One software entrepreneur, who had taken time off from his School of Management studies to start his company, complained that he had met “some of the most prolific angel investors in the world” who had told him that “nothing is getting funded now.” He added, “No one knows the metrics which define the path to profitability.”
He then asked the panel, “Do you have any working metrics whereby one can define the path to profitability?”
Then came the bad news everyone had been expecting.
Said Mr. Anderson: “If you’re already generating revenues at this time and have a loss, and can’t show an actual break-even by 2002 second quarter, I don’t think you’ll get any venture funding at this time. If you don’t have revenues right now, typically, I would think–if you could find a venture firm that’s doing seed–you would need to demonstrate profitability within eight to 10 quarters, max. At the late stage, some venture firms are not doing any investing unless they can sell their investments within one year.”
Dev Bhatia, the founder and chief executive of Hotsocket.com, a database-driven marketer which has raised capital from Goldman Sachs Private Equity Group and Bessemer Venture Partners, among others, shared his experience. One of his venture firms, he said, had spelled out the metrics pretty clearly: Within six months, one had better be gross-margin positive; six months after that, they had better be bottom-line positive.
There were more questions, about global investing and niche versus generalist investing patterns. It wasn’t until the end that someone finally asked what a lot of people had presumably been wondering all along:
“Yes, there’s been value created,” a member of the audience said. “But a lot of people have lost a lot of money. A lot of jobs were lost, and there are clear signs that the pain is not over yet. I was wondering if some of this could have been avoided …. From venture-capital firms to banks to online investors, there was some irresponsible behavior across the board, and I’m wondering is this going to happen again or can some of it be avoided?”
“I’ll take a swipe at that,” said Henry Blodget, to much laughter. “I’ve found myself in the role of piñata” of the dot-com shakeout, said the man whose career was made by a bullish Amazon bet. (Amazon recently fired 1,300 employees.)
“Absolutely, this will happen again, hundreds of times,” he said. “It’s happened hundreds of times in the past …. Sure there were some stupid bets made … people got drunk … expectations got way ahead of reality… but there’s also a huge risk of missing the upside.”
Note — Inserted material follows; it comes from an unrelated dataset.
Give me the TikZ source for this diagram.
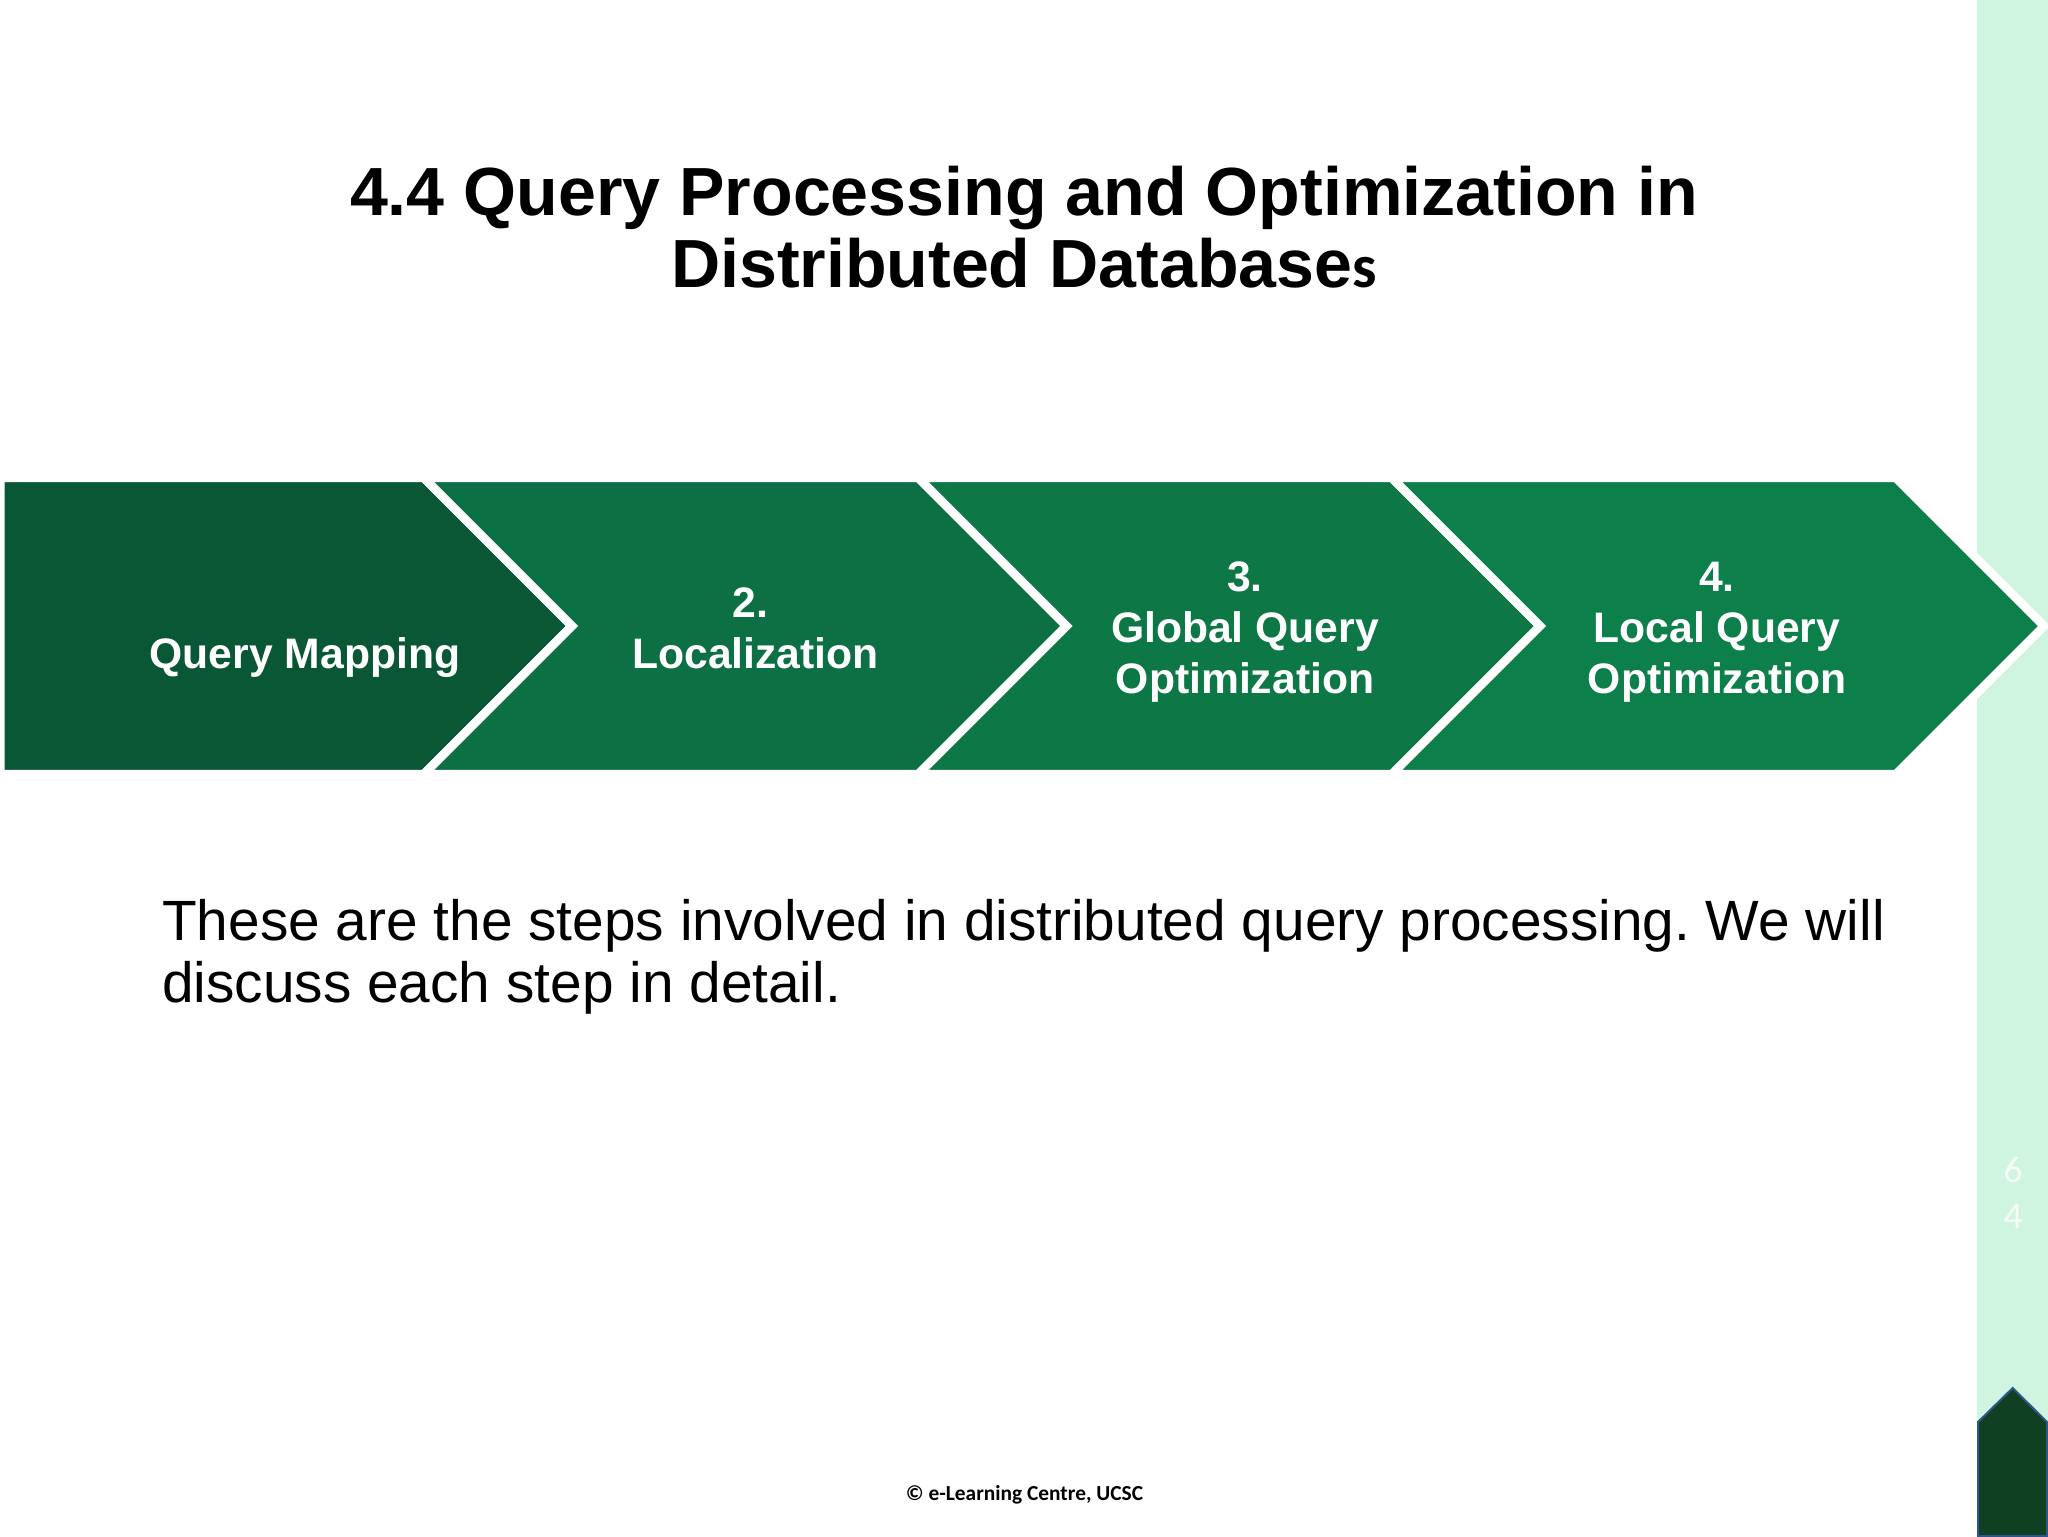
\documentclass[tikz,border=0pt]{standalone}
\usepackage{fontspec}
\setmainfont{Liberation Sans}
\newfontfamily\footfont{Carlito}
\frenchspacing
\definecolor{stepone}{RGB}{10,87,53}
\definecolor{steptwo}{RGB}{13,112,68}
\definecolor{stepthree}{RGB}{13,120,70}
\definecolor{stepfour}{RGB}{13,127,74}
\definecolor{sidebar}{RGB}{207,245,224}
\definecolor{housefill}{RGB}{15,64,34}
\definecolor{houseline}{RGB}{47,85,140}
\tikzset{
        % Chevron shapes
        chevron/.style={draw=white, line width=6.4pt, miter limit=10},
        % Text inside the chevrons
        step_label/.style={align=center, inner sep=0pt, white, font=\fontsize{32}{38.3}\selectfont\bfseries},
        % Slide heading
        slide_title/.style={align=center, inner sep=0pt, black, font=\fontsize{51.1}{54}\selectfont\bfseries},
        % Body text
        slide_text/.style={align=left, inner sep=0pt, black, font=\fontsize{42.6}{46.5}\selectfont},
        % Page number digits
        page_digit/.style={inner sep=0pt, white!85!sidebar, font=\footfont\fontsize{28}{28}\selectfont}
}

\begin{document}
\begin{tikzpicture}[x=0.75pt, y=-0.75pt]
            \useasboundingbox (0,0) rectangle (2048,1536);
            % Sidebar
            \fill[sidebar] (1977,0) rectangle (2048,1536);
            \draw[fill=housefill, draw=houseline, line width=1.5pt] (1978,1536) -- (1978,1422) -- (2012.7,1388) -- (2047,1422) -- (2047,1536) -- cycle;
            \node[page_digit] (digit_six) at (2013,1170) {6};
            \node[page_digit] (digit_four) at (2013,1216) {4};

            % Chevrons, left to right
            \draw[chevron, fill=stepone] (0.25,477.75) -- (423.75,477.75) -- (572,626) -- (423.75,774.25) -- (0.25,774.25) -- cycle;
            \draw[chevron, fill=steptwo] (423.75,477.75) -- (918.25,477.75) -- (1066.5,626) -- (918.25,774.25) -- (423.75,774.25) -- (572,626) -- cycle;
            \draw[chevron, fill=stepthree] (918.25,477.75) -- (1391.75,477.75) -- (1540,626) -- (1391.75,774.25) -- (918.25,774.25) -- (1066.5,626) -- cycle;
            \draw[chevron, fill=stepfour] (1391.75,477.75) -- (1895.75,477.75) -- (2044,626) -- (1895.75,774.25) -- (1391.75,774.25) -- (1540,626) -- cycle;

            \node[step_label] (step_mapping) at (305,629.5) {\strut\\Query Mapping};
            \node[step_label] (step_local) at (755.5,628.3) {2.\hspace*{0.25em}\\Localization};
            \node[step_label] (step_global) at (1245,632) {3.\\Global Query\\Optimization};
            \node[step_label] (step_site) at (1717,632) {4.\\Local Query\\Optimization};

            \node[slide_title] (heading) at (1024,227) {4.4 Query Processing and Optimization in\\Distributed Database{\footfont\fontsize{46}{54}\selectfont s}};
            \node[slide_text, anchor=north west] (body) at (162,899) {These are the steps involved in distributed query processing. We will\\discuss each step in detail.};
            \node[inner sep=0pt, font=\footfont\bfseries\fontsize{16.05}{18}\selectfont] (footer) at (1024.5,1495) {© e-Learning Centre, UCSC};
\end{tikzpicture}
\end{document}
Shortly thereafter, the panel ended. Many who lingered seemed to have upside on the brain, as they gathered in groups to chat and stood on line to pay homage to the financial luminaries at the dais. Lehman Brothers’ Mr. Frank had the most supplicants, not surprisingly. As the lone investment banker on the panel, he was the one who ultimately could turn an idea into I.P.O. riches.
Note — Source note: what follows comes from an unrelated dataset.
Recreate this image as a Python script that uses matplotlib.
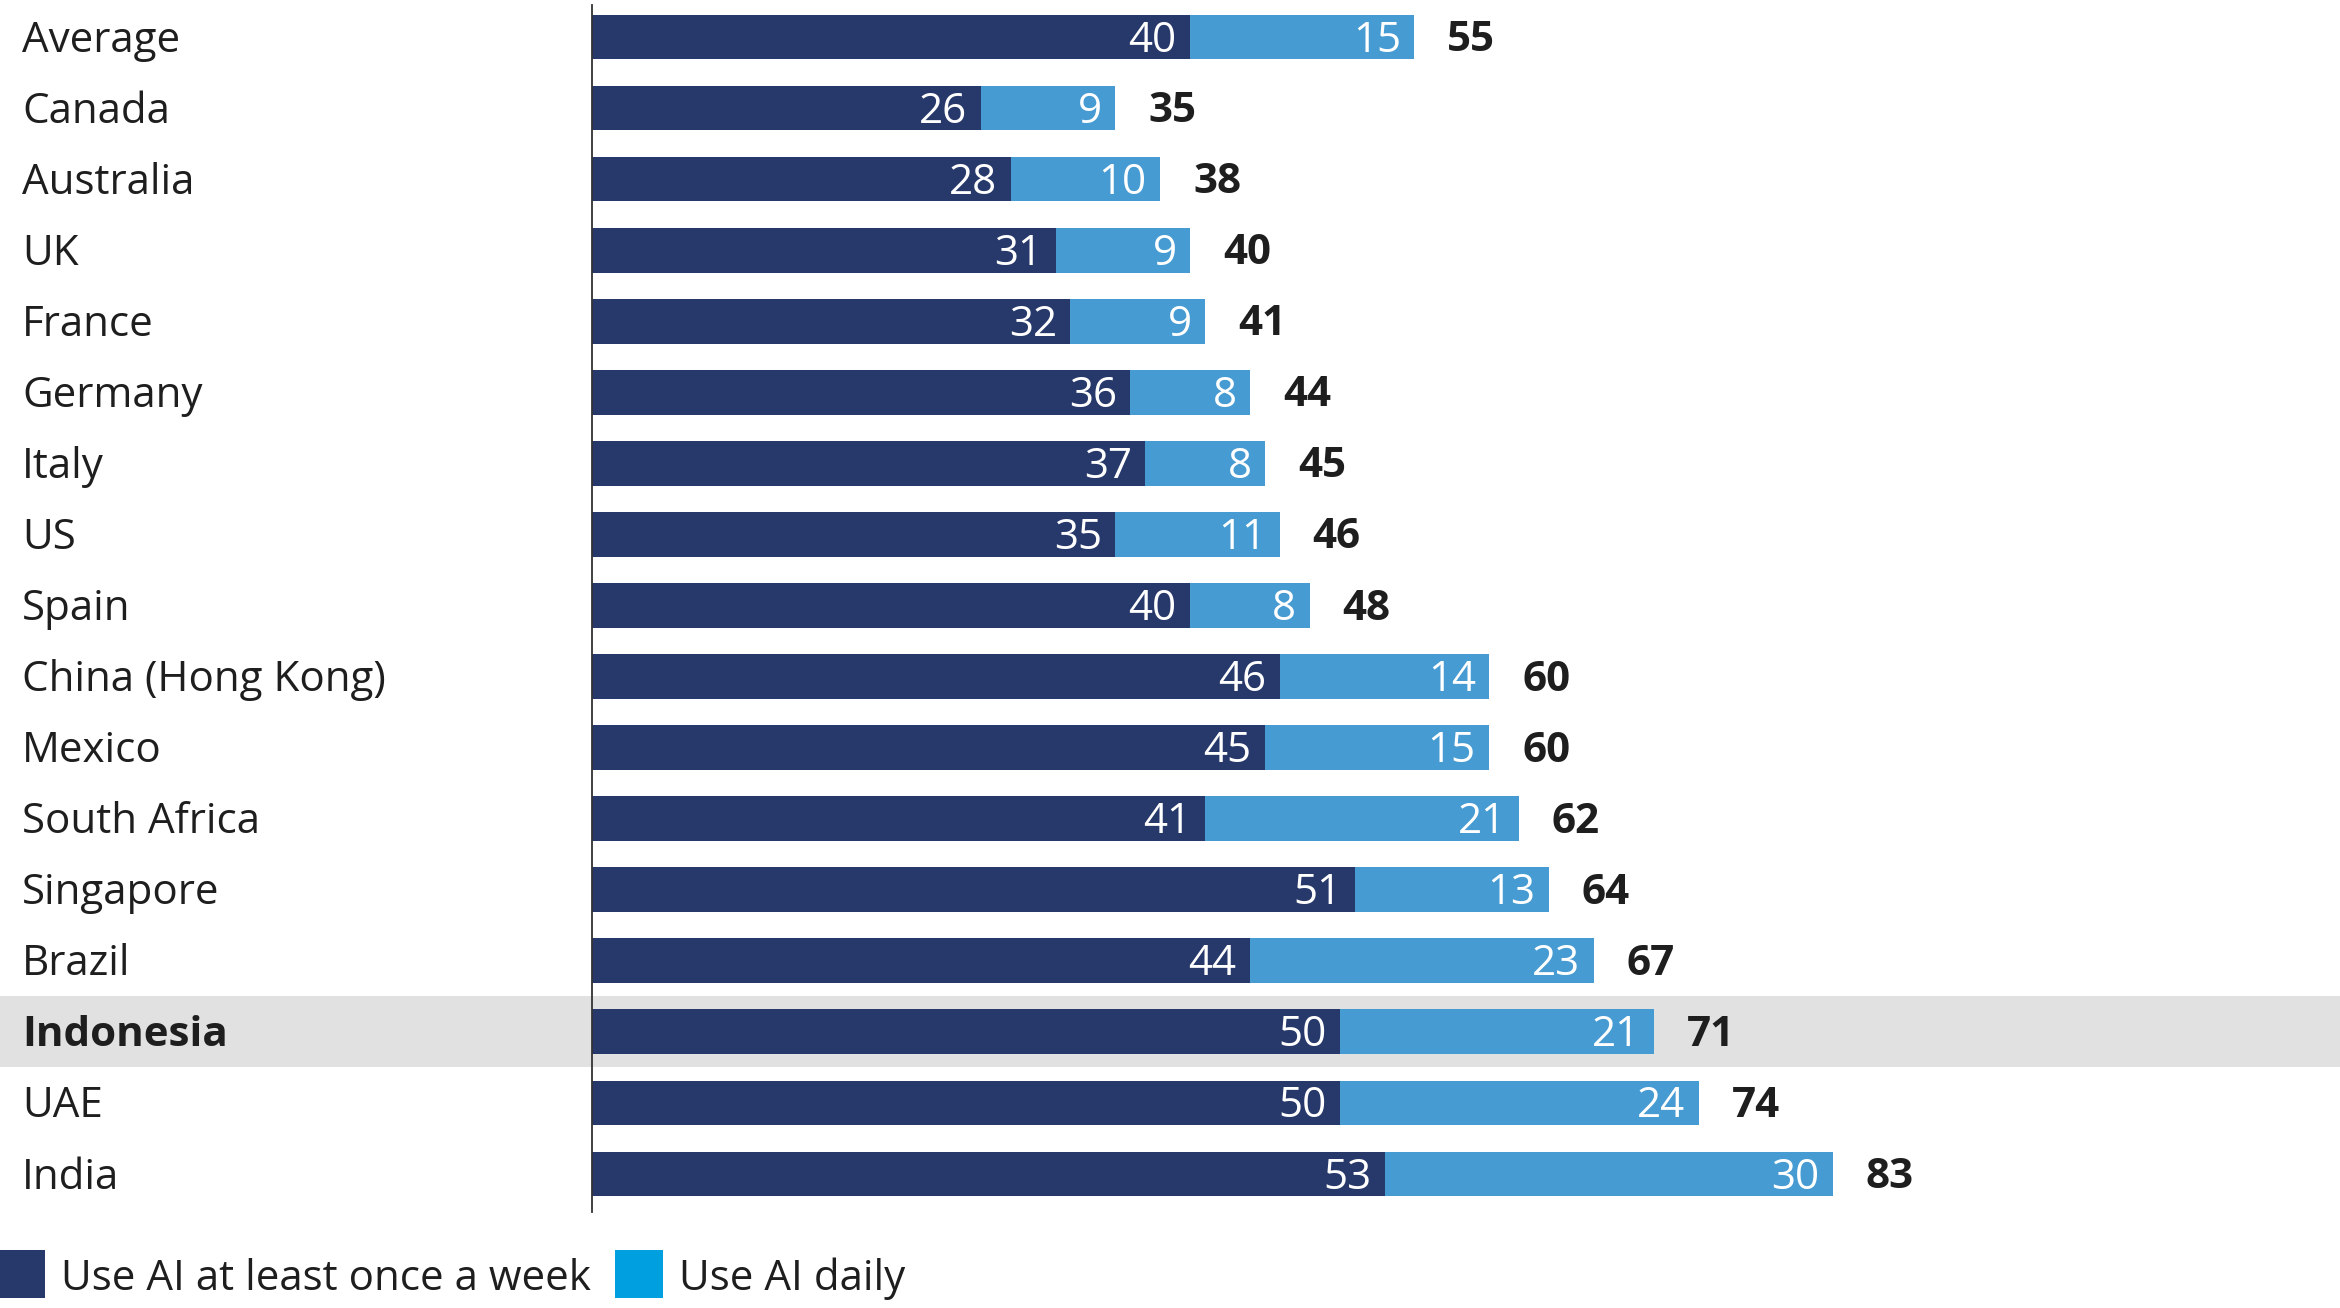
import matplotlib
matplotlib.use("Agg")
import matplotlib.pyplot as plt
from matplotlib.patches import Rectangle
import matplotlib.transforms as mtransforms

plt.rcParams['font.family'] = ['Open Sans', 'Noto Sans', 'DejaVu Sans']

countries = ["Average", "Canada", "Australia", "UK", "France", "Germany", "Italy", "US",
             "Spain", "China (Hong Kong)", "Mexico", "South Africa", "Singapore", "Brazil",
             "Indonesia", "UAE", "India"]
weekly = [40, 26, 28, 31, 32, 36, 37, 35, 40, 46, 45, 41, 51, 44, 50, 50, 53]
daily = [15, 9, 10, 9, 9, 8, 8, 11, 8, 14, 15, 21, 13, 23, 21, 24, 30]
totals = [55, 35, 38, 40, 41, 44, 45, 46, 48, 60, 60, 62, 64, 67, 71, 74, 83]
highlight = "Indonesia"
legend_labels = ["Use AI at least once a week", "Use AI daily"]

DARK = "#27396b"
LIGHT = "#479bd3"
LEG_LIGHT = "#009fe0"
TXT = "#1e1e1e"

W, H = 2340, 1308
fig = plt.figure(figsize=(W / 100, H / 100), dpi=100)
ax = fig.add_axes([592 / W, 96 / H, 1 - 592 / W, 1207.5 / H])

y = list(range(len(countries)))
ax.barh(y, weekly, height=0.63, color=DARK, edgecolor="none", zorder=3)
ax.barh(y, daily, left=weekly, height=0.63, color=LIGHT, edgecolor="none", zorder=3)

ax.set_xlim(0, 116.9)
ax.set_ylim(16.535, -0.457)

fs = 30.3
dy = 0.05
trans = mtransforms.blended_transform_factory(fig.transFigure, ax.transData)
for i, c in enumerate(countries):
    w, d, t = weekly[i], daily[i], totals[i]
    ax.text(w - 0.9, i + dy, str(w), ha="right", va="center", color="white", fontsize=fs, zorder=4)
    ax.text(w + d - 0.9, i + dy, str(d), ha="right", va="center", color="white", fontsize=fs, zorder=4)
    ax.text(t + 2.2, i + dy, str(t), ha="left", va="center", color=TXT, fontsize=fs,
            fontweight="bold", zorder=4)
    ax.text(22 / W, i + dy, c, ha="left", va="center", fontsize=fs, color=TXT,
            fontweight="bold" if c == highlight else "normal", transform=trans, clip_on=False)
    if c == highlight:
        ax.add_patch(Rectangle((0, i - 0.5), 1, 1.0, transform=trans, facecolor="#e1e1e1",
                               edgecolor="none", zorder=0, clip_on=False))

for s in ["top", "right", "bottom"]:
    ax.spines[s].set_visible(False)
ax.spines["left"].set_color("#333333")
ax.spines["left"].set_linewidth(1.3)
ax.spines["left"].set_zorder(5)
ax.set_xticks([])
ax.set_yticks([])
ax.patch.set_alpha(0)

# legend
fig.patches.append(Rectangle((0 / W, 1 - 1298 / H), 45 / W, 48 / H, transform=fig.transFigure,
                             facecolor=DARK, edgecolor="none"))
fig.text(61 / W, 1 - 1279 / H, legend_labels[0], fontsize=fs, color=TXT, va="center", ha="left")
fig.patches.append(Rectangle((615 / W, 1 - 1298 / H), 48 / W, 48 / H, transform=fig.transFigure,
                             facecolor=LEG_LIGHT, edgecolor="none"))
fig.text(679 / W, 1 - 1279 / H, legend_labels[1], fontsize=fs, color=TXT, va="center", ha="left")

fig.savefig("out.png", dpi=100)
No one seemed deterred by the designs resembling gray storm clouds that decorated his tie.
At a gathering at Bliss on East 49th Street following the summit, the Y.E.S.-men were downing kamikazes and making out with their girlfriends. (Y.E.S.’s membership is about 40 percent female, Mr. Pozen said, though there were few female representatives at Bliss on Thursday night.) A few of the guys were talking shop. One could be overheard asking his friend, “Did you get a deal?” Mr. Stern was there, too, though in a league of his own.
Sitting at a corner table with his friends and sipping a drink, he talked exit strategies and bricks-and-clicks with the same passion that some of his classmates might bring to pornography, Derrida or extreme football. He shared industry gossip, reminisced about past experiences with reporters, and made a call from his cell phone to a friend burning the midnight oil at an investment bank.
He was not unaware of the irony of his situation. He brought up the Business 2.0 article, in which Irrational Exuberance author and Yale professor Robert Shiller dismissed him and other undergraduate entrepreneurs as part of a media-driven fad.
“Now,” said Mr. Stern wryly, “I’m taking his class.”